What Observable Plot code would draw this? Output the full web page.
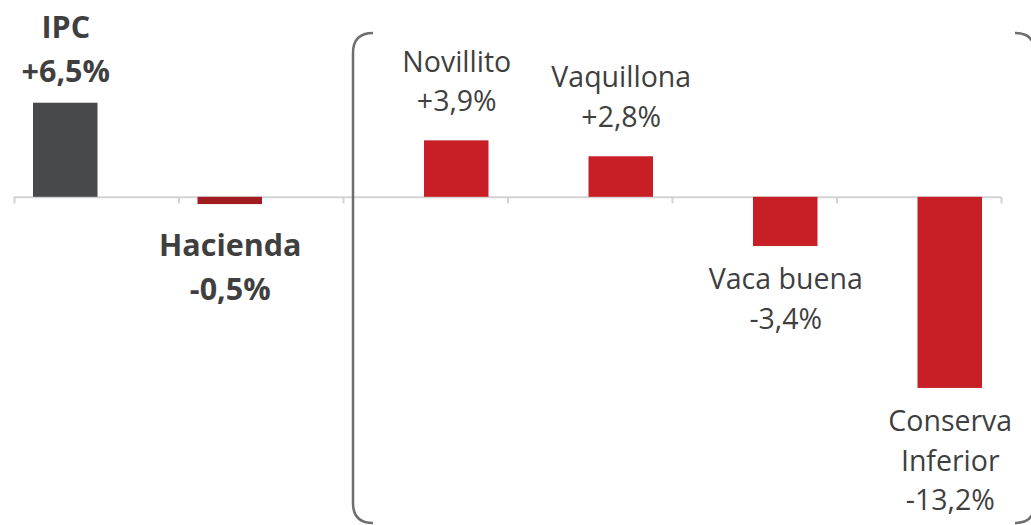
<!DOCTYPE html>
<html>
<head>
<meta charset="utf-8">
<script src="https://cdn.jsdelivr.net/npm/d3@7"></script>
<script src="https://cdn.jsdelivr.net/npm/@observablehq/plot@0.6"></script>
<style>
  html, body { margin: 0; padding: 0; background: #fff; }
  #chart svg { display: block; }
</style>
</head>
<body>
<div id="chart"></div>
<script>
// Data
const categories = ["IPC", "Hacienda", "Novillito", "Vaquillona", "Vaca buena", "Conserva Inferior"];
const displayNames = ["IPC", "Hacienda", "Novillito", "Vaquillona", "Vaca buena", "Conserva\nInferior"];
const values = [6.5, -0.5, 3.9, 2.8, -3.4, -13.2];
const groups = ["general", "general", "categoria", "categoria", "categoria", "categoria"];

const fmt = v => (v > 0 ? "+" : "-") + Math.abs(v).toFixed(1).replace(".", ",") + "%";

const data = categories.map((c, i) => ({
  i, category: c, value: values[i], group: groups[i],
  label: displayNames[i] + "\n" + fmt(values[i])
}));

const g1 = data.filter(d => d.group === "general");
const g2 = data.filter(d => d.group === "categoria");

const textColor = "#3f3f3f";
const font = "'Open Sans', sans-serif";

function bracket(index, scales, values, dimensions) {
  const ns = "http://www.w3.org/2000/svg";
  const g = document.createElementNS(ns, "g");
  const left = scales.x(2) + 10;
  const right = dimensions.width + 4;
  const top = 33, bottom = dimensions.height - 2, r = 20;
  const p = document.createElementNS(ns, "path");
  p.setAttribute("d",
    `M${left + r},${top} Q${left},${top} ${left},${top + r} L${left},${bottom - r} Q${left},${bottom} ${left + r},${bottom}` +
    ` M${right - r},${top} Q${right},${top} ${right},${top + r} L${right},${bottom - r} Q${right},${bottom} ${right - r},${bottom}`);
  p.setAttribute("fill", "none");
  p.setAttribute("stroke", "#6e6e6e");
  p.setAttribute("stroke-width", 2.5);
  g.appendChild(p);
  return g;
}

const boldOpts = extra => ({
  x: d => d.i + 0.5, y: "value", text: "label",
  fontSize: 30.5, lineHeight: 1.44, fontWeight: "bold",
  fill: textColor, textAnchor: "middle", dx: -31, ...extra
});
const regOpts = extra => ({
  x: d => d.i + 0.5, y: "value", text: "label",
  fontSize: 28.5, lineHeight: 1.38,
  fill: textColor, textAnchor: "middle", dx: 31, ...extra
});

const plot = Plot.plot({
  width: 1031,
  height: 525,
  marginLeft: 14,
  marginRight: 30,
  marginTop: 81,
  marginBottom: 111,
  style: { fontFamily: font, background: "#fff" },
  x: { type: "linear", domain: [0, categories.length], axis: null },
  y: { domain: [-15, 8], axis: null },
  color: { domain: categories, range: ["#48494b", "#a01c21", "#c81f26", "#c81f26", "#c81f26", "#c81f26"] },
  marks: [
    Plot.ruleY([0], { stroke: "#d3d3d3", strokeWidth: 2 }),
    Plot.ruleX(d3.range(categories.length + 1), { x: d => d, y1: 0, y2: -0.45, stroke: "#d3d3d3", strokeWidth: 2 }),
    Plot.rectY(g1, { x1: "i", x2: d => d.i + 1, y: "value", fill: "category", insetLeft: 19, insetRight: 81 }),
    Plot.rectY(g2, { x1: "i", x2: d => d.i + 1, y: "value", fill: "category", insetLeft: 81, insetRight: 19 }),
    Plot.text(g1.filter(d => d.value > 0), boldOpts({ lineAnchor: "bottom", dy: -21 })),
    Plot.text(g1.filter(d => d.value < 0), boldOpts({ lineAnchor: "top", dy: 20 })),
    Plot.text(g2.filter(d => d.value > 0), regOpts({ lineAnchor: "bottom", dy: -30 })),
    Plot.text(g2.filter(d => d.value < 0), regOpts({ lineAnchor: "top", dy: 15 })),
    bracket
  ]
});

document.getElementById("chart").appendChild(plot);
</script>
</body>
</html>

======

> WHAT YOU HAVE TO DO
Write out the full listing verbatim, excluding its pictures.

> ANSWER FOR THIS EXERCISE
What Observable Plot code would draw this? Output the full web page.
<!DOCTYPE html>
<html>
<head>
<meta charset="utf-8">
<script src="https://cdn.jsdelivr.net/npm/d3@7"></script>
<script src="https://cdn.jsdelivr.net/npm/@observablehq/plot@0.6"></script>
<style>
  html, body { margin: 0; padding: 0; background: #fff; }
  #chart svg { display: block; }
</style>
</head>
<body>
<div id="chart"></div>
<script>
// Data
const categories = ["IPC", "Hacienda", "Novillito", "Vaquillona", "Vaca buena", "Conserva Inferior"];
const displayNames = ["IPC", "Hacienda", "Novillito", "Vaquillona", "Vaca buena", "Conserva\nInferior"];
const values = [6.5, -0.5, 3.9, 2.8, -3.4, -13.2];
const groups = ["general", "general", "categoria", "categoria", "categoria", "categoria"];

const fmt = v => (v > 0 ? "+" : "-") + Math.abs(v).toFixed(1).replace(".", ",") + "%";

const data = categories.map((c, i) => ({
  i, category: c, value: values[i], group: groups[i],
  label: displayNames[i] + "\n" + fmt(values[i])
}));

const g1 = data.filter(d => d.group === "general");
const g2 = data.filter(d => d.group === "categoria");

const textColor = "#3f3f3f";
const font = "'Open Sans', sans-serif";

function bracket(index, scales, values, dimensions) {
  const ns = "http://www.w3.org/2000/svg";
  const g = document.createElementNS(ns, "g");
  const left = scales.x(2) + 10;
  const right = dimensions.width + 4;
  const top = 33, bottom = dimensions.height - 2, r = 20;
  const p = document.createElementNS(ns, "path");
  p.setAttribute("d",
    `M${left + r},${top} Q${left},${top} ${left},${top + r} L${left},${bottom - r} Q${left},${bottom} ${left + r},${bottom}` +
    ` M${right - r},${top} Q${right},${top} ${right},${top + r} L${right},${bottom - r} Q${right},${bottom} ${right - r},${bottom}`);
  p.setAttribute("fill", "none");
  p.setAttribute("stroke", "#6e6e6e");
  p.setAttribute("stroke-width", 2.5);
  g.appendChild(p);
  return g;
}

const boldOpts = extra => ({
  x: d => d.i + 0.5, y: "value", text: "label",
  fontSize: 30.5, lineHeight: 1.44, fontWeight: "bold",
  fill: textColor, textAnchor: "middle", dx: -31, ...extra
});
const regOpts = extra => ({
  x: d => d.i + 0.5, y: "value", text: "label",
  fontSize: 28.5, lineHeight: 1.38,
  fill: textColor, textAnchor: "middle", dx: 31, ...extra
});

const plot = Plot.plot({
  width: 1031,
  height: 525,
  marginLeft: 14,
  marginRight: 30,
  marginTop: 81,
  marginBottom: 111,
  style: { fontFamily: font, background: "#fff" },
  x: { type: "linear", domain: [0, categories.length], axis: null },
  y: { domain: [-15, 8], axis: null },
  color: { domain: categories, range: ["#48494b", "#a01c21", "#c81f26", "#c81f26", "#c81f26", "#c81f26"] },
  marks: [
    Plot.ruleY([0], { stroke: "#d3d3d3", strokeWidth: 2 }),
    Plot.ruleX(d3.range(categories.length + 1), { x: d => d, y1: 0, y2: -0.45, stroke: "#d3d3d3", strokeWidth: 2 }),
    Plot.rectY(g1, { x1: "i", x2: d => d.i + 1, y: "value", fill: "category", insetLeft: 19, insetRight: 81 }),
    Plot.rectY(g2, { x1: "i", x2: d => d.i + 1, y: "value", fill: "category", insetLeft: 81, insetRight: 19 }),
    Plot.text(g1.filter(d => d.value > 0), boldOpts({ lineAnchor: "bottom", dy: -21 })),
    Plot.text(g1.filter(d => d.value < 0), boldOpts({ lineAnchor: "top", dy: 20 })),
    Plot.text(g2.filter(d => d.value > 0), regOpts({ lineAnchor: "bottom", dy: -30 })),
    Plot.text(g2.filter(d => d.value < 0), regOpts({ lineAnchor: "top", dy: 15 })),
    bracket
  ]
});

document.getElementById("chart").appendChild(plot);
</script>
</body>
</html>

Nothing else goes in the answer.